--- START OF DATA SEGMENT ---
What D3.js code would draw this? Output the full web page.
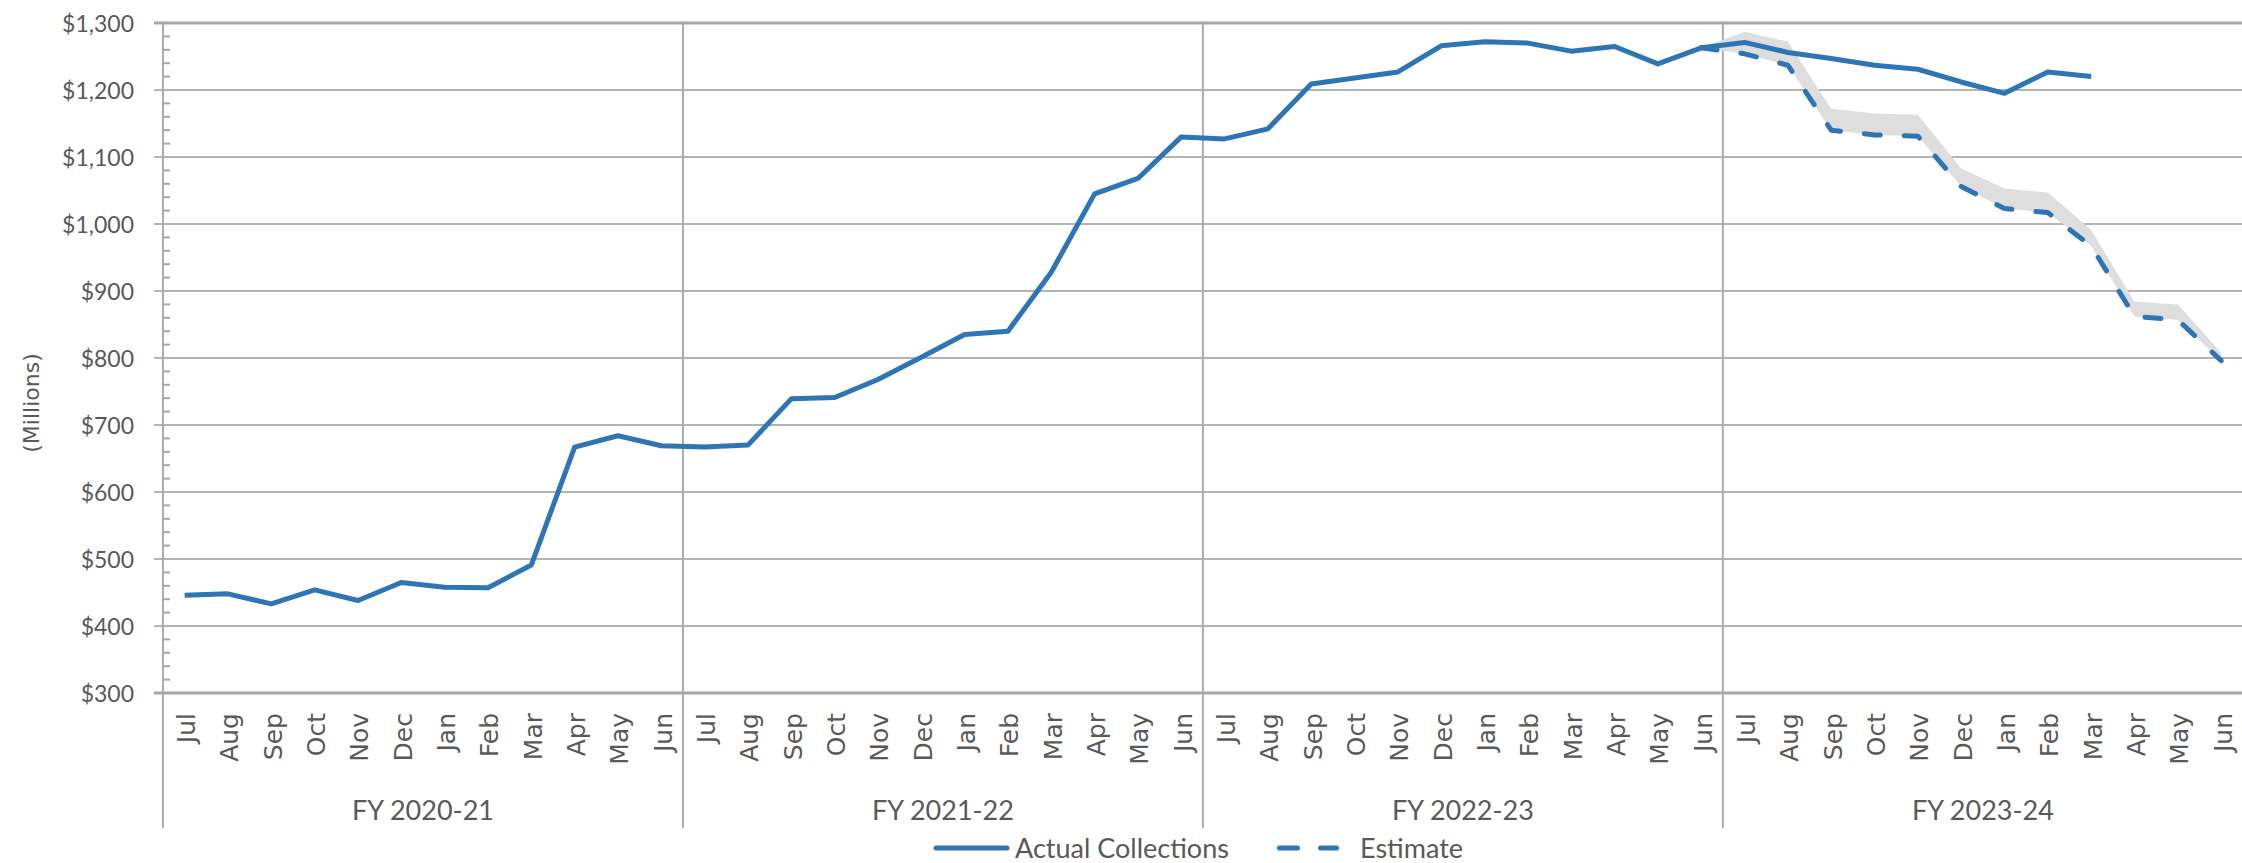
<!DOCTYPE html>
<html>
<head>
<meta charset="utf-8">
<script src="https://cdn.jsdelivr.net/npm/d3@7"></script>
<style>
  body { margin: 0; background: #fff; }
  svg { display: block; }
</style>
</head>
<body>
<div id="chart"></div>
<script>
document.addEventListener("DOMContentLoaded", function () {
  const width = 2242;
  const height = 863;
  const margin = { top: 23, left: 163, plotBottom: 693, axisBottom: 828 };
  const step = 43.33;

  const months = ["Jul", "Aug", "Sep", "Oct", "Nov", "Dec", "Jan", "Feb", "Mar", "Apr", "May", "Jun"];
  const fiscalYears = ["FY 2020-21", "FY 2021-22", "FY 2022-23", "FY 2023-24"];

  // monthly collections, $ millions (Jul 2020 .. Mar 2024)
  const actual = [
    446, 448, 433, 454, 438, 465, 458, 457, 491, 667, 684, 669,
    667, 670, 739, 741, 768, 801, 835, 840, 928, 1045, 1068, 1130,
    1127, 1142, 1209, 1218, 1227, 1266, 1272, 1270, 1258, 1265, 1239, 1263,
    1271, 1256, 1247, 1237, 1231, 1212, 1195, 1227, 1220
  ];
  // estimate and upper range start at Jun 2023
  const estimateStart = 35;
  const estimate = [1263, 1254, 1237, 1140, 1133, 1131, 1056, 1023, 1017, 967, 862, 857, 796];
  const estimateHigh = [1263, 1287, 1272, 1172, 1165, 1163, 1083, 1053, 1047, 991, 884, 880, 808];

  const yTicks = [300, 400, 500, 600, 700, 800, 900, 1000, 1100, 1200, 1300];

  const periods = [];
  fiscalYears.forEach(fy => months.forEach(m => periods.push(fy + "|" + m)));

  const x = d3.scaleBand()
    .domain(periods)
    .range([margin.left, margin.left + periods.length * step])
    .padding(0);

  const y = d3.scaleLinear()
    .domain([300, 1300])
    .range([margin.plotBottom, margin.top]);

  const cx = i => x(periods[i]) + x.bandwidth() / 2;

  const svg = d3.select("#chart")
    .append("svg")
    .attr("width", width)
    .attr("height", height);

  const textColor = "#595959";
  const blue = "#2e75b6";
  const narrowFont = "Lato, 'Liberation Sans', sans-serif";
  const wideFont = "'DejaVu Sans', Verdana, sans-serif";

  // horizontal gridlines
  svg.append("g")
    .selectAll("line")
    .data(yTicks)
    .join("line")
      .attr("x1", margin.left - 9)
      .attr("x2", width + 10)
      .attr("y1", d => y(d))
      .attr("y2", d => y(d))
      .attr("stroke", d => (d === 300 || d === 1300) ? "#a6a6a6" : "#b4b4b4")
      .attr("stroke-width", d => (d === 300 || d === 1300) ? 3 : 2);

  // fiscal year separators (also the y axis line)
  svg.append("g")
    .selectAll("line")
    .data(fiscalYears)
    .join("line")
      .attr("x1", d => x(d + "|Jul"))
      .attr("x2", d => x(d + "|Jul"))
      .attr("y1", margin.top)
      .attr("y2", margin.axisBottom)
      .attr("stroke", "#acacac")
      .attr("stroke-width", 2);

  // minor ticks
  const minor = d3.range(320, 1300, 20).filter(d => d % 100 !== 0);
  svg.append("g")
    .selectAll("line")
    .data(minor)
    .join("line")
      .attr("x1", margin.left)
      .attr("x2", margin.left + 7)
      .attr("y1", d => y(d))
      .attr("y2", d => y(d))
      .attr("stroke", "#a6a6a6")
      .attr("stroke-width", 2);

  // y axis labels
  const yAxis = g => g
    .attr("transform", `translate(${margin.left - 29},0)`)
    .call(d3.axisLeft(y).tickValues(yTicks).tickSize(0).tickPadding(0)
      .tickFormat(d => "$" + d3.format(",")(d)))
    .call(g => g.select(".domain").remove())
    .call(g => g.selectAll("text")
      .attr("fill", textColor)
      .attr("font-family", narrowFont)
      .attr("font-size", 23)
      .attr("dy", "0.36em"));
  svg.append("g").call(yAxis);

  svg.append("text")
    .attr("transform", `translate(39,403) rotate(-90)`)
    .attr("text-anchor", "middle")
    .attr("fill", textColor)
    .attr("font-family", wideFont)
    .attr("font-size", 22)
    .text("(Millions)");

  // month labels
  svg.append("g")
    .selectAll("text")
    .data(periods)
    .join("text")
      .attr("transform", d => `translate(${x(d) + x.bandwidth() / 2},713) rotate(-90)`)
      .attr("text-anchor", "end")
      .attr("dy", "0.42em")
      .attr("fill", textColor)
      .attr("font-family", wideFont)
      .attr("font-size", 25)
      .text(d => d.split("|")[1]);

  // fiscal year labels
  svg.append("g")
    .selectAll("text")
    .data(fiscalYears)
    .join("text")
      .attr("x", d => x(d + "|Jul") + 6 * step)
      .attr("y", 820)
      .attr("text-anchor", "middle")
      .attr("fill", textColor)
      .attr("font-family", narrowFont)
      .attr("font-size", 27)
      .text(d => d);

  // estimate range band
  const estIdx = estimate.map((d, k) => k + estimateStart);
  const band = d3.area()
    .x((d, k) => cx(estIdx[k]))
    .y0((d, k) => y(estimate[k]))
    .y1(d => y(d));
  svg.append("path")
    .datum(estimateHigh)
    .attr("d", band)
    .attr("fill", "#dedede");

  // estimate line
  const estLine = d3.line()
    .x((d, k) => cx(estIdx[k]))
    .y(d => y(d));
  svg.append("path")
    .datum(estimate)
    .attr("d", estLine)
    .attr("fill", "none")
    .attr("stroke", blue)
    .attr("stroke-width", 5)
    .attr("stroke-dasharray", "16,24")
    .attr("stroke-linecap", "round")
    .attr("stroke-linejoin", "round");

  // actual line
  const actLine = d3.line()
    .x((d, i) => cx(i))
    .y(d => y(d));
  svg.append("path")
    .datum(actual)
    .attr("d", actLine)
    .attr("fill", "none")
    .attr("stroke", blue)
    .attr("stroke-width", 5)
    .attr("stroke-linejoin", "round");

  // legend
  const legend = svg.append("g").attr("font-family", narrowFont).attr("font-size", 27).attr("fill", textColor);
  legend.append("line")
    .attr("x1", 936).attr("x2", 1007).attr("y1", 848).attr("y2", 848)
    .attr("stroke", blue).attr("stroke-width", 5).attr("stroke-linecap", "round");
  legend.append("text").attr("x", 1015).attr("y", 858).text("Actual Collections");
  legend.append("line")
    .attr("x1", 1279.5).attr("x2", 1336.5).attr("y1", 848).attr("y2", 848)
    .attr("stroke", blue).attr("stroke-width", 5).attr("stroke-linecap", "round")
    .attr("stroke-dasharray", "18,23");
  legend.append("text").attr("x", 1360).attr("y", 858).text("Estimate");
});
</script>
</body>
</html>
--- END OF DATA SEGMENT ---
**SET TASK**.
Restate the full listing verbatim and drop every picture.

**PROBLEM SOLUTION**.
What D3.js code would draw this? Output the full web page.
<!DOCTYPE html>
<html>
<head>
<meta charset="utf-8">
<script src="https://cdn.jsdelivr.net/npm/d3@7"></script>
<style>
  body { margin: 0; background: #fff; }
  svg { display: block; }
</style>
</head>
<body>
<div id="chart"></div>
<script>
document.addEventListener("DOMContentLoaded", function () {
  const width = 2242;
  const height = 863;
  const margin = { top: 23, left: 163, plotBottom: 693, axisBottom: 828 };
  const step = 43.33;

  const months = ["Jul", "Aug", "Sep", "Oct", "Nov", "Dec", "Jan", "Feb", "Mar", "Apr", "May", "Jun"];
  const fiscalYears = ["FY 2020-21", "FY 2021-22", "FY 2022-23", "FY 2023-24"];

  // monthly collections, $ millions (Jul 2020 .. Mar 2024)
  const actual = [
    446, 448, 433, 454, 438, 465, 458, 457, 491, 667, 684, 669,
    667, 670, 739, 741, 768, 801, 835, 840, 928, 1045, 1068, 1130,
    1127, 1142, 1209, 1218, 1227, 1266, 1272, 1270, 1258, 1265, 1239, 1263,
    1271, 1256, 1247, 1237, 1231, 1212, 1195, 1227, 1220
  ];
  // estimate and upper range start at Jun 2023
  const estimateStart = 35;
  const estimate = [1263, 1254, 1237, 1140, 1133, 1131, 1056, 1023, 1017, 967, 862, 857, 796];
  const estimateHigh = [1263, 1287, 1272, 1172, 1165, 1163, 1083, 1053, 1047, 991, 884, 880, 808];

  const yTicks = [300, 400, 500, 600, 700, 800, 900, 1000, 1100, 1200, 1300];

  const periods = [];
  fiscalYears.forEach(fy => months.forEach(m => periods.push(fy + "|" + m)));

  const x = d3.scaleBand()
    .domain(periods)
    .range([margin.left, margin.left + periods.length * step])
    .padding(0);

  const y = d3.scaleLinear()
    .domain([300, 1300])
    .range([margin.plotBottom, margin.top]);

  const cx = i => x(periods[i]) + x.bandwidth() / 2;

  const svg = d3.select("#chart")
    .append("svg")
    .attr("width", width)
    .attr("height", height);

  const textColor = "#595959";
  const blue = "#2e75b6";
  const narrowFont = "Lato, 'Liberation Sans', sans-serif";
  const wideFont = "'DejaVu Sans', Verdana, sans-serif";

  // horizontal gridlines
  svg.append("g")
    .selectAll("line")
    .data(yTicks)
    .join("line")
      .attr("x1", margin.left - 9)
      .attr("x2", width + 10)
      .attr("y1", d => y(d))
      .attr("y2", d => y(d))
      .attr("stroke", d => (d === 300 || d === 1300) ? "#a6a6a6" : "#b4b4b4")
      .attr("stroke-width", d => (d === 300 || d === 1300) ? 3 : 2);

  // fiscal year separators (also the y axis line)
  svg.append("g")
    .selectAll("line")
    .data(fiscalYears)
    .join("line")
      .attr("x1", d => x(d + "|Jul"))
      .attr("x2", d => x(d + "|Jul"))
      .attr("y1", margin.top)
      .attr("y2", margin.axisBottom)
      .attr("stroke", "#acacac")
      .attr("stroke-width", 2);

  // minor ticks
  const minor = d3.range(320, 1300, 20).filter(d => d % 100 !== 0);
  svg.append("g")
    .selectAll("line")
    .data(minor)
    .join("line")
      .attr("x1", margin.left)
      .attr("x2", margin.left + 7)
      .attr("y1", d => y(d))
      .attr("y2", d => y(d))
      .attr("stroke", "#a6a6a6")
      .attr("stroke-width", 2);

  // y axis labels
  const yAxis = g => g
    .attr("transform", `translate(${margin.left - 29},0)`)
    .call(d3.axisLeft(y).tickValues(yTicks).tickSize(0).tickPadding(0)
      .tickFormat(d => "$" + d3.format(",")(d)))
    .call(g => g.select(".domain").remove())
    .call(g => g.selectAll("text")
      .attr("fill", textColor)
      .attr("font-family", narrowFont)
      .attr("font-size", 23)
      .attr("dy", "0.36em"));
  svg.append("g").call(yAxis);

  svg.append("text")
    .attr("transform", `translate(39,403) rotate(-90)`)
    .attr("text-anchor", "middle")
    .attr("fill", textColor)
    .attr("font-family", wideFont)
    .attr("font-size", 22)
    .text("(Millions)");

  // month labels
  svg.append("g")
    .selectAll("text")
    .data(periods)
    .join("text")
      .attr("transform", d => `translate(${x(d) + x.bandwidth() / 2},713) rotate(-90)`)
      .attr("text-anchor", "end")
      .attr("dy", "0.42em")
      .attr("fill", textColor)
      .attr("font-family", wideFont)
      .attr("font-size", 25)
      .text(d => d.split("|")[1]);

  // fiscal year labels
  svg.append("g")
    .selectAll("text")
    .data(fiscalYears)
    .join("text")
      .attr("x", d => x(d + "|Jul") + 6 * step)
      .attr("y", 820)
      .attr("text-anchor", "middle")
      .attr("fill", textColor)
      .attr("font-family", narrowFont)
      .attr("font-size", 27)
      .text(d => d);

  // estimate range band
  const estIdx = estimate.map((d, k) => k + estimateStart);
  const band = d3.area()
    .x((d, k) => cx(estIdx[k]))
    .y0((d, k) => y(estimate[k]))
    .y1(d => y(d));
  svg.append("path")
    .datum(estimateHigh)
    .attr("d", band)
    .attr("fill", "#dedede");

  // estimate line
  const estLine = d3.line()
    .x((d, k) => cx(estIdx[k]))
    .y(d => y(d));
  svg.append("path")
    .datum(estimate)
    .attr("d", estLine)
    .attr("fill", "none")
    .attr("stroke", blue)
    .attr("stroke-width", 5)
    .attr("stroke-dasharray", "16,24")
    .attr("stroke-linecap", "round")
    .attr("stroke-linejoin", "round");

  // actual line
  const actLine = d3.line()
    .x((d, i) => cx(i))
    .y(d => y(d));
  svg.append("path")
    .datum(actual)
    .attr("d", actLine)
    .attr("fill", "none")
    .attr("stroke", blue)
    .attr("stroke-width", 5)
    .attr("stroke-linejoin", "round");

  // legend
  const legend = svg.append("g").attr("font-family", narrowFont).attr("font-size", 27).attr("fill", textColor);
  legend.append("line")
    .attr("x1", 936).attr("x2", 1007).attr("y1", 848).attr("y2", 848)
    .attr("stroke", blue).attr("stroke-width", 5).attr("stroke-linecap", "round");
  legend.append("text").attr("x", 1015).attr("y", 858).text("Actual Collections");
  legend.append("line")
    .attr("x1", 1279.5).attr("x2", 1336.5).attr("y1", 848).attr("y2", 848)
    .attr("stroke", blue).attr("stroke-width", 5).attr("stroke-linecap", "round")
    .attr("stroke-dasharray", "18,23");
  legend.append("text").attr("x", 1360).attr("y", 858).text("Estimate");
});
</script>
</body>
</html>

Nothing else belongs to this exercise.